2021年、ジェンダーギャップ指数120位の日本の少し上、112位にいるのは多民族国家、マレーシア。電子電気産業などの成長が目覚ましく、マレー系、中華系、インド系が主な人口を占めているが国の言語はマレー語、国教はイスラム教だ。

Malaysia/マレーシア

クアラルンプールに駐在するジェトロ職員の吾郷伊都子さんは言う。

「04年に政府が公的部門での女性管理職比率を3割にすると目標を掲げ、10年に達成。21年9月には38%まで伸びています。政治でも閣僚約40人のうち5人が女性。スタートアップ支援機関や自動車協会の会長、中央銀行の総裁などは、みなマレー系女性です。民間では、市場調査アプリで成功し、フォーブス誌の『Asiaʼs Power Businesswomen 2021』に選ばれたナディア・ワンをはじめ、スタートアップ企業のトップにも女性の姿があります」

親族との同居も多く、女性の家庭での役割が大きい。意識改革や保育所整備も今後の課題だという。

女性人口に占める女性就業者の割合と管理的職業従事者に占める女性の割合/役員に占める女性の割合

【ドバイ】石油の次に女性の力を

同じイスラム教国家であるが人口の約9割が外国からの投資家労働者で、「エミラティ」と呼ばれるアラブ系自国民は約1割しかいない特殊な環境なのが、この50年で急成長した砂漠の中の未来都市ドバイ。20年から21年で同指数の順位を48も上げたアラブ首長国連邦(UAE)にある。公的分野では労働者の女性比率が66%と過半数を占め、管理職の比率も30%を超えている。ただし「活躍は外資系企業の外国人女性が大半であり、今後の課題はエミラティの女性たちの活躍」と、ジェトロ・ドバイ事務所次長、吉村優美子さん。

Dubai/ドバイ(アラブ首長国連邦)

「エミラティの家庭は保守的な家も多く、女性は早くに結婚・出産して家のために尽くすものだという思想も根強い。民間企業でエミラティ女性はほぼ見ず、政府機関や政府系企業で海外留学から帰国した王族や富裕層の子女のみが活躍しています」

これまでは豊富な石油収入を元手とした政府からの支援や外資系企業のスポンサー収入などで潤沢な不労所得で生活できたエミラティが多かった。
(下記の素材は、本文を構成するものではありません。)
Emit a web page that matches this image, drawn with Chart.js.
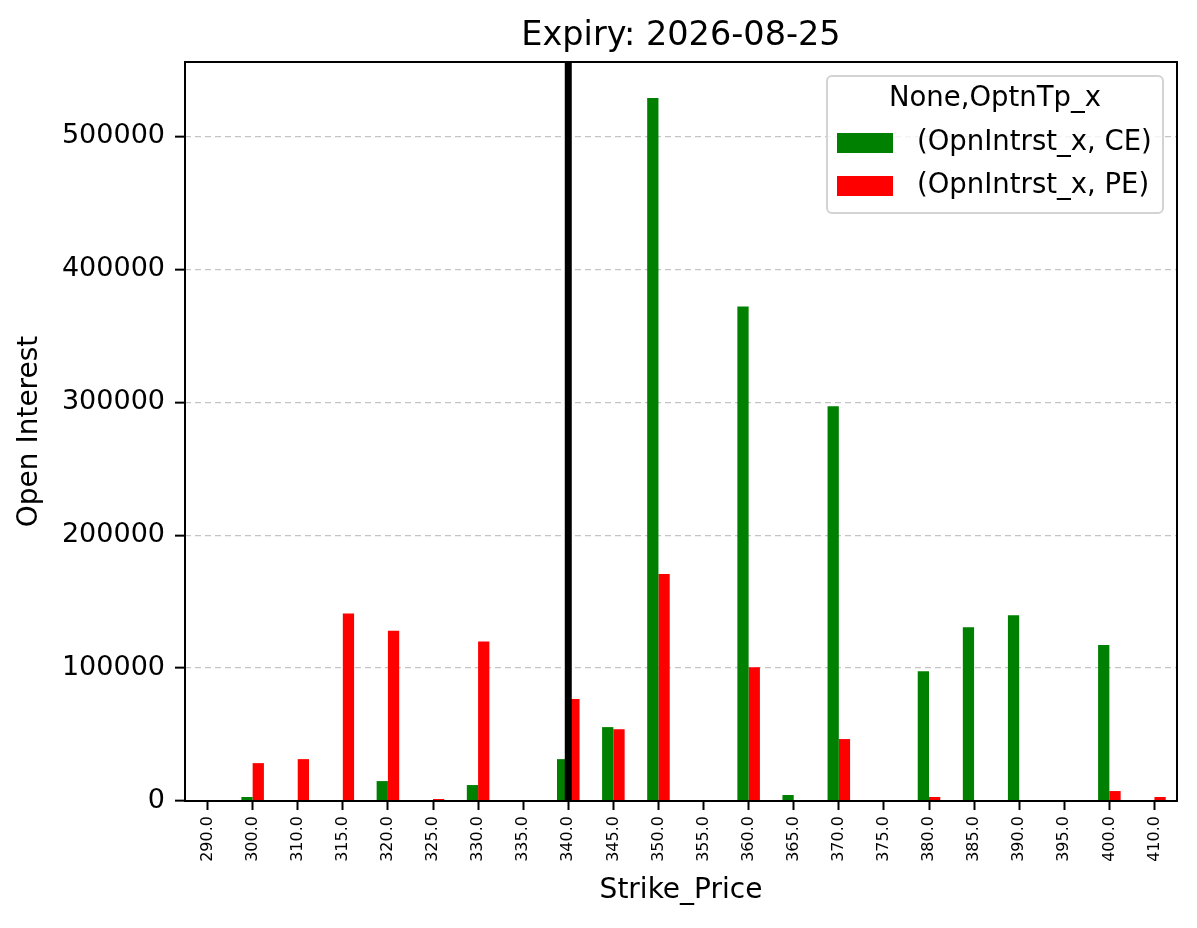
<!DOCTYPE html>
<html>
<head>
<meta charset="utf-8">
<script src="https://cdn.jsdelivr.net/npm/chart.js@4/dist/chart.umd.min.js"></script>
<style>
  body { margin: 0; background: #fff; }
  #wrap { width: 1197px; height: 928px; }
</style>
</head>
<body>
<div id="wrap"><canvas id="oi-chart" width="1197" height="928"></canvas></div>
<script>
// strikes on the x axis
const strikes = ["290.0", "300.0", "310.0", "315.0", "320.0", "325.0", "330.0", "335.0", "340.0", "345.0", "350.0",
  "355.0", "360.0", "365.0", "370.0", "375.0", "380.0", "385.0", "390.0", "395.0", "400.0", "410.0"];

// open interest, calls and puts
const ceOI = [0, 3000, 0, 0, 15000, 0, 12000, 0, 31500, 55600, 529000, 0, 372000, 4500, 297000, 0, 97700, 130800, 139800, 0, 117300, 0];
const peOI = [0, 28500, 31500, 141000, 128000, 1500, 120000, 0, 76700, 54000, 170700, 0, 100700, 0, 46600, 0, 3000, 0, 0, 0, 7500, 3000];

const yTicks = [0, 100000, 200000, 300000, 400000, 500000];
const yMax = 556000;
const markerStrike = "340.0"; // black vertical line
const chartTitle = "Expiry: 2026-08-25";
const legendTitle = "None,OptnTp_x";

const FONT = "'DejaVu Sans', sans-serif";

// title over the plot, frame, vertical marker line and legend box
const extras = {
  id: "extras",
  afterDatasetsDraw(chart) {
    const { ctx, chartArea: a, scales } = chart;
    const x = scales.x.getPixelForValue(strikes.indexOf(markerStrike));
    ctx.save();
    ctx.strokeStyle = "#000";
    ctx.lineWidth = 7;
    ctx.beginPath();
    ctx.moveTo(x, a.top);
    ctx.lineTo(x, a.bottom);
    ctx.stroke();
    ctx.restore();
  },
  afterDraw(chart) {
    const { ctx, chartArea: a } = chart;
    ctx.save();
    ctx.strokeStyle = "#000";
    ctx.lineWidth = 2;
    ctx.strokeRect(a.left, a.top, a.right - a.left, a.bottom - a.top);

    ctx.fillStyle = "#000";
    ctx.font = "33.5px " + FONT;
    ctx.textAlign = "center";
    ctx.textBaseline = "alphabetic";
    ctx.fillText(chartTitle, (a.left + a.right) / 2, 45);

    // legend
    const bx = a.right - 350, by = a.top + 14, bw = 336, bh = 137;
    ctx.fillStyle = "rgba(255,255,255,0.8)";
    ctx.strokeStyle = "#d3d3d3";
    ctx.lineWidth = 2;
    ctx.beginPath();
    ctx.roundRect(bx, by, bw, bh, 5);
    ctx.fill();
    ctx.stroke();

    ctx.fillStyle = "#000";
    ctx.font = "27.5px " + FONT;
    ctx.textAlign = "center";
    ctx.textBaseline = "middle";
    ctx.fillText(legendTitle, bx + bw / 2, by + 23);

    ctx.textAlign = "left";
    chart.data.datasets.forEach((ds, i) => {
      const ry = by + 67 + i * 43;
      ctx.fillStyle = ds.backgroundColor;
      ctx.fillRect(bx + 10, ry - 10, 56, 20);
      ctx.fillStyle = "#000";
      ctx.fillText(ds.label, bx + 90, ry);
    });
    ctx.restore();
  }
};

new Chart(document.getElementById("oi-chart"), {
  type: "bar",
  data: {
    labels: strikes,
    datasets: [
      { label: "(OpnIntrst_x, CE)", data: ceOI, backgroundColor: "#008000" },
      { label: "(OpnIntrst_x, PE)", data: peOI, backgroundColor: "#ff0000" }
    ]
  },
  options: {
    responsive: false,
    devicePixelRatio: 1,
    animation: false,
    categoryPercentage: 0.5,
    barPercentage: 1.0,
    layout: { padding: { left: 0, right: 20, top: 62, bottom: 0 } },
    plugins: {
      legend: { display: false },
      tooltip: { enabled: false },
      title: { display: false }
    },
    scales: {
      x: {
        offset: true,
        grid: { offset: false, drawOnChartArea: false, drawTicks: true, tickLength: 9, tickColor: "#000", tickWidth: 2 },
        border: { display: false },
        ticks: {
          color: "#000",
          font: { family: FONT, size: 16 },
          minRotation: 90,
          maxRotation: 90,
          autoSkip: false,
          padding: 6
        },
        title: {
          display: true,
          text: "Strike_Price",
          color: "#000",
          font: { family: FONT, size: 28 },
          padding: { top: 0, bottom: 20 }
        },
        afterFit(scale) { scale.height = 127; }
      },
      y: {
        min: 0,
        max: yMax,
        grid: {
          color: "#c4c4c4",
          lineWidth: 1.3,
          tickLength: 10,
          tickColor: "#000",
          tickWidth: 2,
          tickBorderDash: []
        },
        border: { display: false, dash: [6, 4] },
        ticks: {
          color: "#000",
          font: { family: FONT, size: 27 },
          padding: 10,
          callback: (v) => String(v)
        },
        afterBuildTicks(scale) { scale.ticks = yTicks.map((v) => ({ value: v })); },
        title: {
          display: true,
          text: "Open Interest",
          color: "#000",
          font: { family: FONT, size: 28 },
          padding: { top: 13, bottom: 0 }
        },
        afterFit(scale) { scale.width = 185; }
      }
    }
  },
  plugins: [extras]
});
</script>
</body>
</html>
しかし、政府は今後の経済や産業の変化を懸念。自国民の労働力をもっと活かそうと、エンパワーメント政策へとシフトした。女性活躍もその大きな柱の1つ。

「女性たちは、働けば経済的自由が得られ、結婚するかどうかも自分で選べると、自己実現の手段として高い期待を持っています。高学歴で英語も使いこなす女性が多く、メイドを雇うのも一般的。今後はもっと増えていきそうですね」(吉村さん)

宗教上の理由で金・土曜が休みだったUAEだが、22年から土・日曜休みに変更。22年2月には労働法が改正。産休が45日から60日に延長され、世界標準の働き方、そして女性活躍へと動きだしている。

【フィンランド】多様性を労働力に

男女平等や働きやすさでは世界トップレベルのフィンランド。象徴的なのは、世界最年少の国家首席として34歳で就任した1児の母、サンナ・マリン首相。政権発足当時、19人の閣僚のうち12人が女性、連立政権5つの党首もすべて女性となった。

Finland/フィンランド共和国

「すでに民間企業の取締役の約30%が女性。32年までにEU目標の40%を達成しようというのが次のターゲット」と、フィンランド在住30年以上のフリーランサー前薗香織さん。男性育児休暇、妊娠から子育てまでの手厚い支援策、保育所の待機児童ゼロ、男女平等の職場環境と制度設計を世界に先駆けて実現してきた。

高い税金を払っているからこそ、フィンランドでは「法にある限りはその権利を主張すべき」という考え方がある。国や企業のリーダーたちがきちんと実行できているのか国民一人一人が意識しているという。女性たちも理不尽なことがあれば、自ら「法にあるのになぜ守られない?」と声を上げて交渉するそうだ。

そして、フィンランドはすでに次のステージに動きはじめている。出生率低下と高齢化が深刻となり、労働力不足は大きな課題だ。だからこそ移民を受け入れ、女性だけでなく誰もが働きやすい環境をつくることは必然になっている。

「国としては移民や少数民族、性的マイノリティーを含めた本当のダイバーシティの実現にかじを切りました。従業員30人以上の会社は、多様性の目標計画を作成し、2年ごとに達成できたか見直しすることが義務付けられました」(前薗さん)

どの国も共通しているのは積極的な国や企業の支援策と、女性たち自身の前向きな意識改革。実は、日本も女性が働くための支援制度は世界トップレベルにある。古い慣習からの脱却や男女双方の意識改革が新たな扉を開くのかもしれない。